If you go back and watch CM Punk: Best in the World, there is a point towards the end where he claims he was going to quit the WWE because he was sick of working there. But after a phone call to Joey Mercury, he decided to stay because he thought he could make a change. As WWE Champion, he could show that you don’t always have to stick with the status quo and that a different face at the forefront of the company could turn round potential staleness. Well, after a record breaking 434 day reign as champion, he lost the title to the returning Rock who will act as a placeholder for John Cena to win it at Wrestlemania for the 11th time. The status quo.
The day after the Royal Rumble, the Internet exploded with anger from fans and outrage from marks who felt that they’d been ripped off with The Rock winning the WWE Championship. Many claimed that they were done with the company and that they would never watch a WWE program with either The Rock or John Cena as champion. Marks predicted that they would all turn off in their droves and while many of them may have held up their end of the bargain, WWE Raw has been doing gangbuster ratings numbers because non-hardcore fans are returning to the product to see The Rock, a person they recognize, as their champion.

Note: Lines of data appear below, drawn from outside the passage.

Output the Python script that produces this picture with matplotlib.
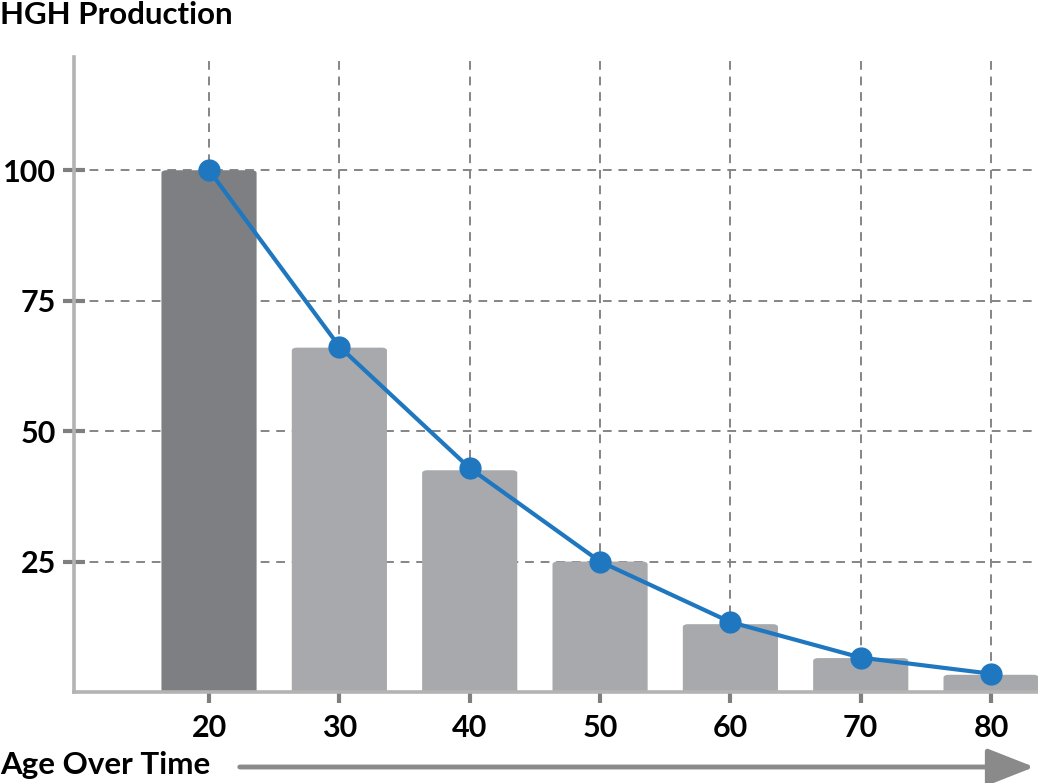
import matplotlib
matplotlib.use("Agg")
import matplotlib.pyplot as plt
from matplotlib.patches import FancyBboxPatch, FancyArrowPatch

plt.rcParams['font.family'] = ['Lato', 'DejaVu Sans']

# data
ages = [20, 30, 40, 50, 60, 70, 80]
bar_values = [100, 66, 42.5, 25, 13, 6.5, 3.3]
line_values = [100, 66.2, 42.9, 25, 13.4, 6.6, 3.5]
y_ticks = [25, 50, 75, 100]

dark_bar = "#7e7f83"
light_bar = "#a8a9ad"
blue = "#1f77c0"
grid_col = "#858585"
spine_col = "#b3b3b3"

fig = plt.figure(figsize=(10.38, 7.83), dpi=100)
ax = fig.add_axes([74/1038, 1-692/783, 1-74/1038, (692-57)/783])
ax.set_xlim(9.64, 83.6)
ax.set_ylim(0, 121.7)

# bars with slightly rounded tops
bw = 7.3
for i, (x, v) in enumerate(zip(ages, bar_values)):
    col = dark_bar if i == 0 else light_bar
    p = FancyBboxPatch((x - bw/2, -2), bw, v + 2,
                       boxstyle="round,pad=0,rounding_size=0.4",
                       mutation_aspect=1.4, fc=col, ec="none", zorder=2)
    ax.add_patch(p)

ax.plot(ages, line_values, color=blue, lw=3, marker="o", ms=15,
        zorder=4, clip_on=False)

# grid
ax.set_xticks(ages)
ax.set_yticks(y_ticks)
ax.grid(True, color=grid_col, ls=(0, (4.5, 3.5)), lw=1.4, zorder=0)
ax.set_axisbelow(True)

for s in ["top", "right"]:
    ax.spines[s].set_visible(False)
for s in ["left", "bottom"]:
    ax.spines[s].set_color(spine_col)
    ax.spines[s].set_linewidth(2.6)
    ax.spines[s].set_zorder(3)

ax.tick_params(axis="both", direction="inout", length=16, width=3,
               color="#7f7f7f", labelsize=22, pad=8)
ax.tick_params(axis="y", pad=5)
for lab in ax.get_xticklabels() + ax.get_yticklabels():
    lab.set_fontweight("bold")

fig.text(0.0, 1 - 15/783, "HGH Production", fontsize=22.5, fontweight="bold",
         va="center", ha="left")
fig.text(0.0, 1 - 765/783, "Age Over Time", fontsize=22.5, fontweight="bold",
         va="center", ha="left")

fig.patches.append(FancyArrowPatch(
    (237/1038, 1 - 767/783), (1037/1038, 1 - 767/783),
    transform=fig.transFigure, arrowstyle="-|>,head_length=1.45,head_width=0.57",
    mutation_scale=20, color="#8a8a8a", lw=3.5))

fig.savefig("out.png", dpi=100)
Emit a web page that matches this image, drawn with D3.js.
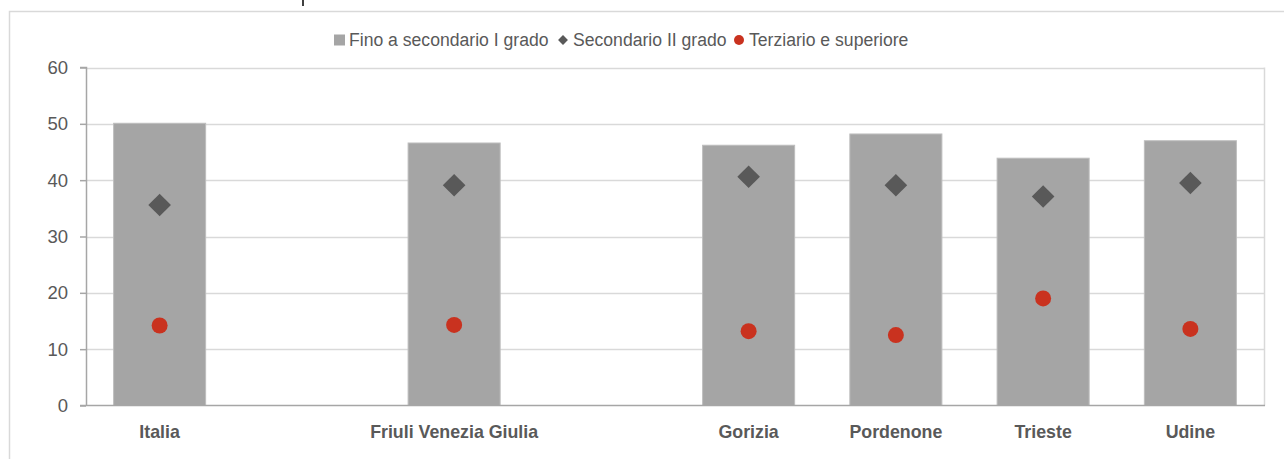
<!DOCTYPE html>
<html>
<head>
<meta charset="utf-8">
<script src="https://cdn.jsdelivr.net/npm/d3@7"></script>
<style>
  html, body { margin: 0; padding: 0; background: #fff; }
  svg { display: block; font-family: "Liberation Sans", Arial, sans-serif; }
</style>
</head>
<body>
<svg id="chart" width="1284" height="459"></svg>
<script>
// ---- Data ----
const categories = ["Italia", "", "Friuli Venezia Giulia", "", "Gorizia", "Pordenone", "Trieste", "Udine"];
const finoSecondarioI = [50.1, null, 46.6, null, 46.2, 48.2, 43.9, 47.0];
const secondarioII   = [35.6, null, 39.1, null, 40.6, 39.1, 37.1, 39.5];
const terziario      = [14.2, null, 14.3, null, 13.2, 12.5, 19.0, 13.6];
const yTicks = [0, 10, 20, 30, 40, 50, 60];
const seriesNames = ["Fino a secondario I grado", "Secondario II grado", "Terziario e superiore"];

(function () {
// ---- Layout ----
const svg = d3.select("#chart");
const mLeft = 86, mRight = 1264, mTop = 67.5, mBottom = 405.5;
const textColor = "#595959";
const gridColor = "#d9d9d9";
const axisColor = "#a6a6a6";
const barColor = "#a5a5a5";
const diamondColor = "#595959";
const circleColor = "#c9321f";

const idx = categories.map((d, i) => i);
const x = d3.scaleBand().domain(idx).range([mLeft, mRight]).paddingInner(0.375).paddingOuter(0.1875);
const y = d3.scaleLinear().domain([0, 60]).range([mBottom, mTop]);

// outer frame
svg.append("path")
  .attr("d", `M9.5,459 L9.5,11.5 L1284,11.5`)
  .attr("fill", "none").attr("stroke", "#d9d9d9").attr("stroke-width", 1.5);

// descender of a title cut off above the picture
svg.append("rect").attr("x", 302).attr("y", 0).attr("width", 2).attr("height", 6).attr("fill", "#404040");

// gridlines
svg.append("g").selectAll("line").data(yTicks.filter(t => t > 0)).join("line")
  .attr("x1", mLeft).attr("x2", mRight)
  .attr("y1", d => Math.round(y(d)) + 0.5).attr("y2", d => Math.round(y(d)) + 0.5)
  .attr("stroke", gridColor).attr("stroke-width", 1.5);

// right border of plot area
svg.append("line").attr("x1", mRight + 0.5).attr("x2", mRight + 0.5)
  .attr("y1", y(60)).attr("y2", mBottom)
  .attr("stroke", gridColor).attr("stroke-width", 1.5);

// bars
svg.append("g").selectAll("rect")
  .data(idx.filter(i => finoSecondarioI[i] != null)).join("rect")
  .attr("x", i => x(i)).attr("width", x.bandwidth())
  .attr("y", i => y(finoSecondarioI[i])).attr("height", i => mBottom - y(finoSecondarioI[i]))
  .attr("fill", barColor).attr("stroke", "#bdbdbd").attr("stroke-width", 1);

// y axis
const yAxis = d3.axisLeft(y).tickValues(yTicks).tickSize(6).tickPadding(12).tickFormat(d3.format("d"));
const gy = svg.append("g").attr("transform", `translate(${mLeft},0)`).call(yAxis);
gy.select(".domain").attr("stroke", axisColor).attr("stroke-width", 1.5).attr("d", `M-6,${y(60)}H0.5V${mBottom}`);
gy.selectAll(".tick line").attr("stroke", axisColor).attr("stroke-width", 1.5);
gy.selectAll(".tick text").attr("fill", textColor).attr("font-size", 18.5)
  .attr("font-family", "'Liberation Sans', Arial, sans-serif");

// x axis
const xAxis = d3.axisBottom(x).tickSize(0).tickPadding(20).tickFormat(i => categories[i]);
const gx = svg.append("g").attr("transform", `translate(0,${mBottom})`).call(xAxis);
gx.select(".domain").attr("stroke", axisColor).attr("stroke-width", 1.5).attr("d", `M${mLeft - 6},0H${mRight + 1}`);
gx.selectAll(".tick text").attr("fill", textColor).attr("font-size", 17.8).attr("font-weight", "bold")
  .attr("font-family", "'Liberation Sans', Arial, sans-serif");

// diamonds
const diamond = d3.symbol().type(d3.symbolSquare).size(16 * 16);
svg.append("g").selectAll("path")
  .data(idx.filter(i => secondarioII[i] != null)).join("path")
  .attr("d", diamond)
  .attr("transform", i => `translate(${x(i) + x.bandwidth() / 2},${y(secondarioII[i])}) rotate(45)`)
  .attr("fill", diamondColor);

// circles
svg.append("g").selectAll("circle")
  .data(idx.filter(i => terziario[i] != null)).join("circle")
  .attr("cx", i => x(i) + x.bandwidth() / 2).attr("cy", i => y(terziario[i]))
  .attr("r", 8).attr("fill", circleColor);

// legend
const lg = svg.append("g").attr("font-size", 17.6).attr("fill", textColor);
const ly = 40;
lg.append("rect").attr("x", 334).attr("y", ly - 5.5).attr("width", 11).attr("height", 11).attr("fill", barColor);
lg.append("text").attr("x", 349).attr("y", ly).attr("dy", "0.35em").attr("fill", textColor).text(seriesNames[0]);
lg.append("path").attr("d", d3.symbol().type(d3.symbolSquare).size(7 * 7))
  .attr("transform", `translate(563,${ly}) rotate(45)`).attr("fill", diamondColor);
lg.append("text").attr("x", 573).attr("y", ly).attr("dy", "0.35em").attr("fill", textColor).text(seriesNames[1]);
lg.append("circle").attr("cx", 739).attr("cy", ly).attr("r", 5).attr("fill", circleColor);
lg.append("text").attr("x", 749).attr("y", ly).attr("dy", "0.35em").attr("fill", textColor).text(seriesNames[2]);
})();
</script>
</body>
</html>
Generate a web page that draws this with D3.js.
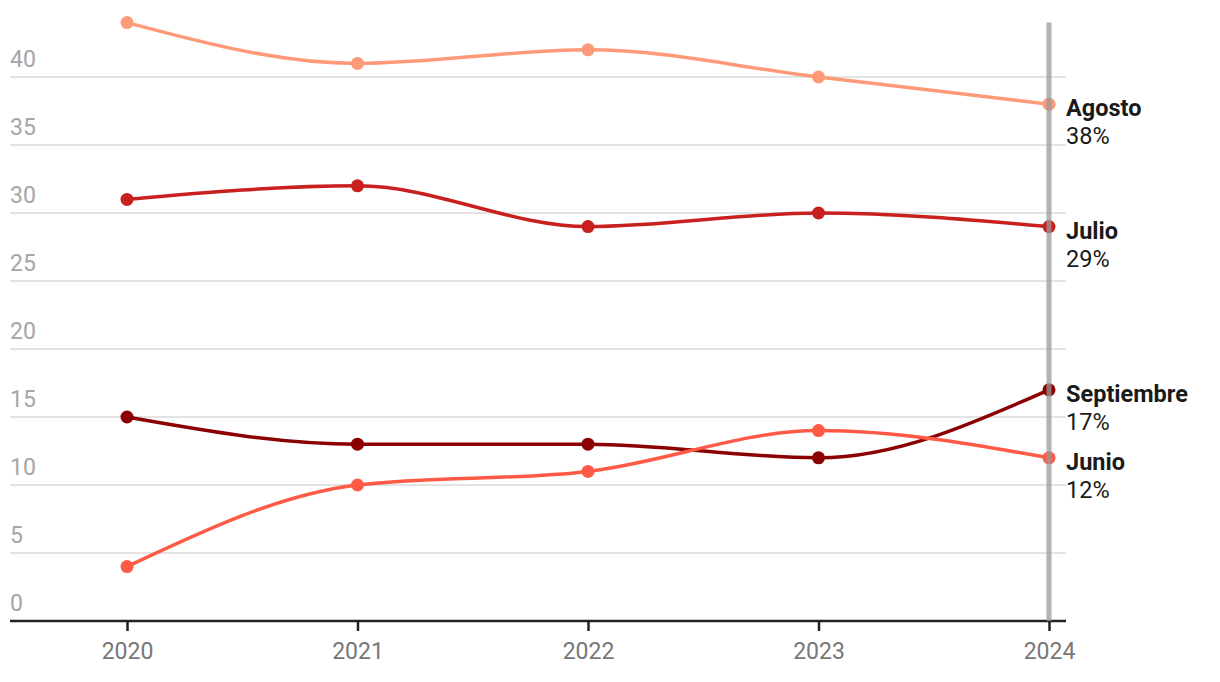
<!DOCTYPE html>
<html>
<head>
<meta charset="utf-8">
<script src="https://cdn.jsdelivr.net/npm/d3@7"></script>
<style>
  body { margin: 0; background: #fff; }
  svg { font-family: Roboto, "Noto Sans", sans-serif; }
</style>
</head>
<body>
<svg width="1220" height="682"></svg>
<script>
// data
var years = [2020, 2021, 2022, 2023, 2024];
var agosto = [44, 41, 42, 40, 38];
var julio = [31, 32, 29, 30, 29];
var septiembre = [15, 13, 13, 12, 17];
var junio = [4, 10, 11, 14, 12];
var yTicks = [0, 5, 10, 15, 20, 25, 30, 35, 40];

var series = [
    {name: 'Agosto', values: agosto, color: '#ff9a78'},
    {name: 'Julio', values: julio, color: '#c8201f'},
    {name: 'Septiembre', values: septiembre, color: '#8b0000'},
    {name: 'Junio', values: junio, color: '#ff5a45'}
];

let svg = d3.select('svg');
let margin = {top: 0, left: 10, right: 154, bottom: 61};
let width = 1220, height = 682;

let x = d3.scalePoint()
    .domain(years)
    .range([127, 1049]);

let y = d3.scaleLinear()
    .domain([0, 40])
    .range([621, 77]);

// gridlines + y labels
let grid = svg.append('g').attr('id', 'grid');
grid.selectAll('line')
    .data(yTicks.filter(function (d) { return d > 0; }))
    .enter()
    .append('line')
    .attr('x1', margin.left)
    .attr('x2', width - margin.right)
    .attr('y1', function (d) { return y(d); })
    .attr('y2', function (d) { return y(d); })
    .attr('stroke', '#e3e3e3')
    .attr('stroke-width', 2);

grid.selectAll('text')
    .data(yTicks)
    .enter()
    .append('text')
    .attr('x', margin.left)
    .attr('y', function (d) { return y(d) - 10; })
    .attr('fill', '#a6a6a6')
    .attr('font-size', 23)
    .text(function (d) { return d; });

// x axis
let xAxis = d3.axisBottom(x).tickSize(10).tickPadding(12);
let xGroup = svg.append('g')
    .attr('id', 'x-axis')
    .attr('transform', 'translate(0,' + y(0) + ')')
    .call(xAxis);
xGroup.select('.domain')
    .attr('d', 'M' + margin.left + ',0H' + (width - margin.right))
    .attr('stroke', '#222')
    .attr('stroke-width', 2.5);
xGroup.selectAll('.tick line').attr('stroke', '#222').attr('stroke-width', 2.5);
xGroup.selectAll('.tick text')
    .attr('fill', '#777')
    .attr('font-size', 23)
    .attr('font-family', 'Roboto, sans-serif');

// lines
let line = d3.line()
    .x(function (d, i) { return x(years[i]); })
    .y(function (d) { return y(d); })
    .curve(d3.curveMonotoneX);

let plot = svg.append('g').attr('id', 'plot');
plot.selectAll('path.series')
    .data(series)
    .enter()
    .append('path')
    .attr('class', 'series')
    .attr('fill', 'none')
    .attr('stroke', function (d) { return d.color; })
    .attr('stroke-width', 3.5)
    .attr('stroke-linejoin', 'round')
    .attr('stroke-linecap', 'round')
    .attr('d', function (d) { return line(d.values); });

series.forEach(function (s) {
    plot.append('g').selectAll('circle')
        .data(s.values)
        .enter()
        .append('circle')
        .attr('cx', function (d, i) { return x(years[i]); })
        .attr('cy', function (d) { return y(d); })
        .attr('r', 6.5)
        .attr('fill', s.color);
});

// highlight line at the last year
let last = years[years.length - 1];
svg.append('line')
    .attr('x1', x(last))
    .attr('x2', x(last))
    .attr('y1', y(44))
    .attr('y2', y(0))
    .attr('stroke', '#9a9a9a')
    .attr('stroke-opacity', 0.75)
    .attr('stroke-width', 5);

// end labels
let labels = svg.append('g').attr('id', 'labels');
series.forEach(function (s) {
    let v = s.values[s.values.length - 1];
    let t = labels.append('text')
        .attr('x', x(last) + 17)
        .attr('y', y(v) + 12)
        .attr('fill', '#1a1a1a')
        .attr('font-size', 23.5);
    t.append('tspan')
        .attr('font-weight', 'bold')
        .text(s.name);
    t.append('tspan')
        .attr('x', x(last) + 17)
        .attr('dy', 28)
        .text(v + '%');
});
</script>
</body>
</html>
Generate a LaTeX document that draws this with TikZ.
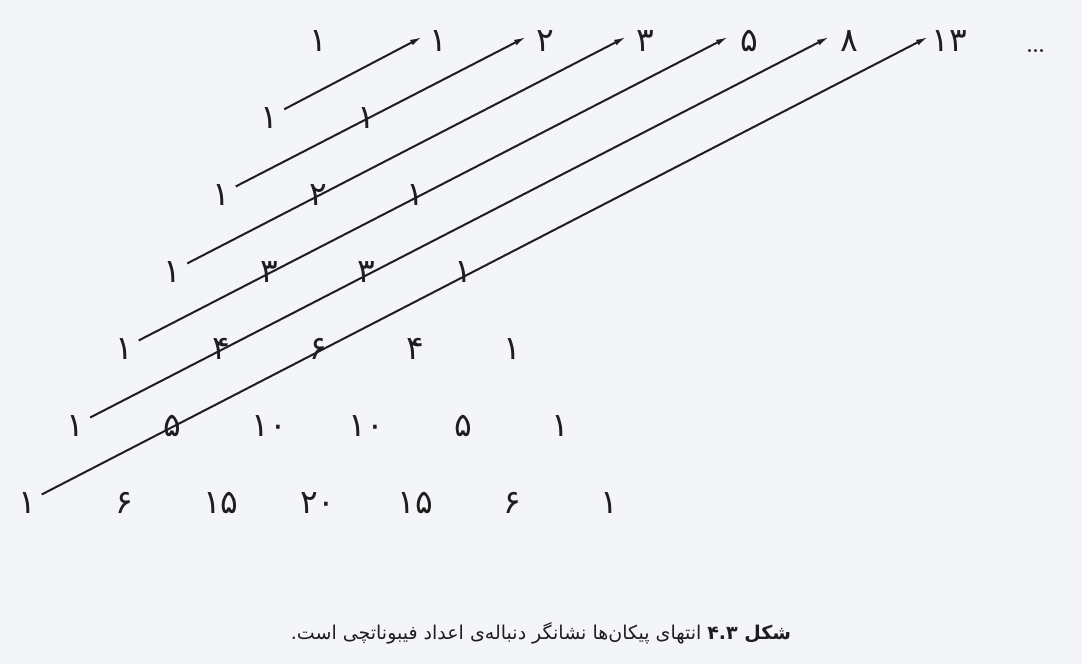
\documentclass[tikz,border=0pt]{standalone}
\usepackage{fontspec}
\usetikzlibrary{arrows.meta}
\TeXXeTstate=1
\newfontfamily\arabicfont[Script=Arabic]{DejaVu Sans}
\definecolor{paper}{RGB}{244,245,249}
\definecolor{ink}{RGB}{30,30,30}
\tikzset{
  num/.style={font=\arabicfont\fontsize{33}{40}\selectfont, text=ink, inner sep=3pt, text height=23pt, text depth=0pt},
  fib/.style={num},
  arr/.style={draw=ink, line width=2pt, -{Latex[length=12pt,width=6pt]}, shorten <=3pt},
}
\newcommand\pnode[3]{\node[num] (p#1-#2) at ({318+97*(#2-#1/2)},{40+77*#1}) {#3};}
\begin{document}
\begin{tikzpicture}[x=1pt,y=-1pt]
\useasboundingbox (0,0) rectangle (1082,664);
\fill[paper] (0,0) rectangle (1082,664);
% Pascal triangle
\pnode{0}{0}{۱}
\pnode{1}{0}{۱} \pnode{1}{1}{۱}
\pnode{2}{0}{۱} \pnode{2}{1}{۲} \pnode{2}{2}{۱}
\pnode{3}{0}{۱} \pnode{3}{1}{۳} \pnode{3}{2}{۳} \pnode{3}{3}{۱}
\pnode{4}{0}{۱} \pnode{4}{1}{۴} \pnode{4}{2}{۶} \pnode{4}{3}{۴} \pnode{4}{4}{۱}
\pnode{5}{0}{۱} \pnode{5}{1}{۵} \pnode{5}{2}{۱۰} \pnode{5}{3}{۱۰} \pnode{5}{4}{۵} \pnode{5}{5}{۱}
\pnode{6}{0}{۱} \pnode{6}{1}{۶} \pnode{6}{2}{۱۵} \pnode{6}{3}{۲۰} \pnode{6}{4}{۱۵} \pnode{6}{5}{۶} \pnode{6}{6}{۱}
% Fibonacci labels
\node[fib] (f1) at (438,40) {۱};
\node[fib] (f2) at (545,40) {۲};
\node[fib] (f3) at (645,40) {۳};
\node[fib] (f4) at (749,40) {۵};
\node[fib] (f5) at (849,40) {۸};
\node[fib] (f6) at (949,40) {۱۳};
\node[font=\fontsize{36}{40}\selectfont, text=ink, anchor=base, inner sep=0pt] (dots) at (1036,52) {\ldots};
% arrow tips
\coordinate (t1) at (422,37);
\coordinate (t2) at (526,37);
\coordinate (t3) at (626,37);
\coordinate (t4) at (728,37);
\coordinate (t5) at (829,37);
\coordinate (t6) at (928,37);
% arrows along shallow diagonals
\draw[arr] (p1-0) -- (t1);
\draw[arr] (p2-0) -- (t2);
\draw[arr] (p3-0) -- (t3);
\draw[arr] (p4-0) -- (t4);
\draw[arr] (p5-0) -- (t5);
\draw[arr] (p6-0) -- (t6);
% caption
\node[font=\arabicfont\fontsize{19}{24}\selectfont, text=ink, inner sep=0pt] (cap) at (541,633)
  {\beginR\textbf{شکل \beginL۴.۳\endL{}} انتهای پیکان‌ها نشانگر دنباله‌ی اعداد فیبوناتچی است.\endR};
\end{tikzpicture}
\end{document}
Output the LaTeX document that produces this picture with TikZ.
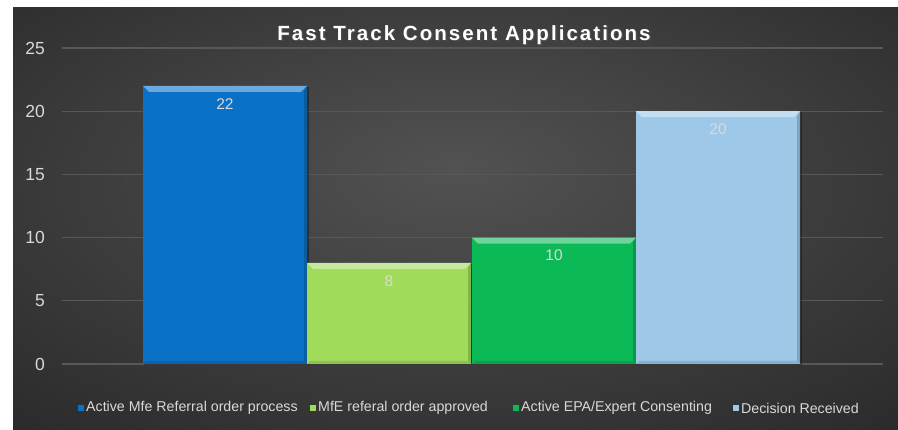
\documentclass[tikz,border=0pt]{standalone}
\usepackage{fontspec}
\setmainfont{Liberation Sans}
\newfontfamily\titlefont{Liberation Sans}[LetterSpace=10]
\usetikzlibrary{positioning}

\definecolor{bgin}{HTML}{525252}
\definecolor{bgout}{HTML}{1E1E1E}
\definecolor{gridcol}{HTML}{585858}
\definecolor{labelcol}{HTML}{D9D9D9}
\definecolor{barA}{HTML}{0A72C6}
\definecolor{barB}{HTML}{A0DC5A}
\definecolor{barC}{HTML}{0BB957}
\definecolor{barD}{HTML}{9DC8E8}
\pgfdeclareradialshading{chartbg}{\pgfpoint{0bp}{6bp}}{color(0bp)=(bgin); color(50bp)=(bgout); color(75bp)=(bgout!80!black)}

\begin{document}
\begin{tikzpicture}
[x=1pt,y=-1pt,%
  every node/.style={inner sep=0pt,text=labelcol},%
  axislabel/.style={anchor=east,font=\fontsize{17.5}{18}\selectfont},%
  vallabel/.style={font=\fontsize{15.5}{16}\selectfont},%
  legtext/.style={anchor=west,font=\fontsize{14.2}{14}\selectfont},%
  legmark/.style={minimum size=6.5pt,fill=#1},%
  titletext/.style={font=\titlefont\bfseries\fontsize{20.5}{21}\selectfont}]
\useasboundingbox (0,0) rectangle (898,430);
\fill[white] (0,0) rectangle (898,430);
\shade[shading=chartbg] (13,8) rectangle (898,430);
% grid and axis
\foreach \k in {0,...,5} {
  \draw[gridcol,line width=1.2pt] (62,{364-63.2*\k}) -- (883,{364-63.2*\k});
  \node[axislabel] (tick\k) at (45,{364-63.2*\k}) {\pgfmathparse{int(5*\k)}\pgfmathresult};
}
% bars
\foreach \x/\v/\c [count=\i] in {143/22/barA,307/8/barB,472/10/barC,636/20/barD} {
  \pgfmathsetmacro\top{364-12.64*\v}
  \fill[black,opacity=0.35] (\x+1,\top+1) rectangle (\x+166,365);
  \fill[\c] (\x,\top) rectangle (\x+164,364);
  \fill[\c!60!white] (\x,\top) -- (\x+164,\top) -- (\x+158,\top+6) -- (\x+6,\top+6) -- cycle;
  \fill[\c!82!black] (\x+164,\top) -- (\x+164,364) -- (\x+161,361) -- (\x+161,\top+5) -- cycle;
  \fill[\c!88!black] (\x,364) -- (\x+164,364) -- (\x+161,361) -- (\x+3,361) -- cycle;
  \node[vallabel] (val\i) at (\x+82,\top+18) {\v};
}
% title
\node[titletext,text=black!70] (titleshadow) at (465.5,36.5) {Fast Track Consent Applications};
\node[titletext,text=white] (title) at (464,35) {Fast Track Consent Applications};
% legend
\node[legtext] (legA) at (86,408) {Active Mfe Referral order process};
\node[legtext] (legB) at (318,408) {MfE referal order approved};
\node[legtext] (legC) at (521,408) {Active EPA/Expert Consenting};
\node[legtext] (legD) at (741,408) {Decision Received};
\node[legmark=barA,left=1.5pt of legA] (markA) {};
\node[legmark=barB,left=1.5pt of legB] (markB) {};
\node[legmark=barC,left=1.5pt of legC] (markC) {};
\node[legmark=barD,left=1.5pt of legD] (markD) {};
\end{tikzpicture}
\end{document}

What many CM Punk fans seem to miss is that Rock as champion is a smart business move. Wrestlemania 28 may not have been the biggest Mania ever, but it scored a 1.2 million buyrate with global sales in excess of $67 million. People did not buy Wrestlemania 28 to see Big Show win the IC title off Cody Rhodes, they did not buy it for Sheamus beating Daniel Bryan for the World Heavyweight Championship and they certainly didn’t buy it for CM Punk to retain against Chris Jericho. They bought it because The Rock was returning for his first singles match and he was fighting the company’s number one babyface: John Cena. Aside from the obligatory Undertaker bout, this was a one match card – and it brought in huge money for them. As a businessman, why wouldn’t you want to book this match again to try and replicate its success?
One school of thought is that Rock/Punk II could have drawn just as much money given the chance and some good build. But the problem with this idea is that CM Punk is not a recognizable name around households of the world unlike a Rock or John Cena. This is the biggest night in the company’s year and it needs it biggest stars on top. You could also argue the law of diminishing returns means that Wrestlemania 29 won’t bring in as much as 28 and to a point I would agree with you. While I do think it will break the million buyrate mark, I don’t see it topping last year’s number because the ‘once in a lifetime’ sheen is now lost. But with Rock/Cena II now for the WWE Championship and not just bragging rights, there is a chance it could at the very least match their previous effort.
What it boils down to is business. The marks may not like the status quo, but the general audience who have been tuning into Raw seem to. WWE made a smart choice by putting their most prestigious title on arguably their biggest star to defend it against their poster child on the grandest stage of them all. All CM Punk was there for was to make the title feel prestigious again. His long reign as champion has made the title feel important for the first time in years and not just a prop that one wrestler carries around from time to time. The hot potatoing of the title (the likes of which not seen since the final days of WCW) was devaluing the belt, but putting it on a Hollywood mega star with huge drawing ability – who had to beat the longest reigning champion in decades to do it – has once again made the WWE Championship the focal point of the show.
CM Punk did make a change, it was just the change was not for him or for marks. It was for business and the status quo.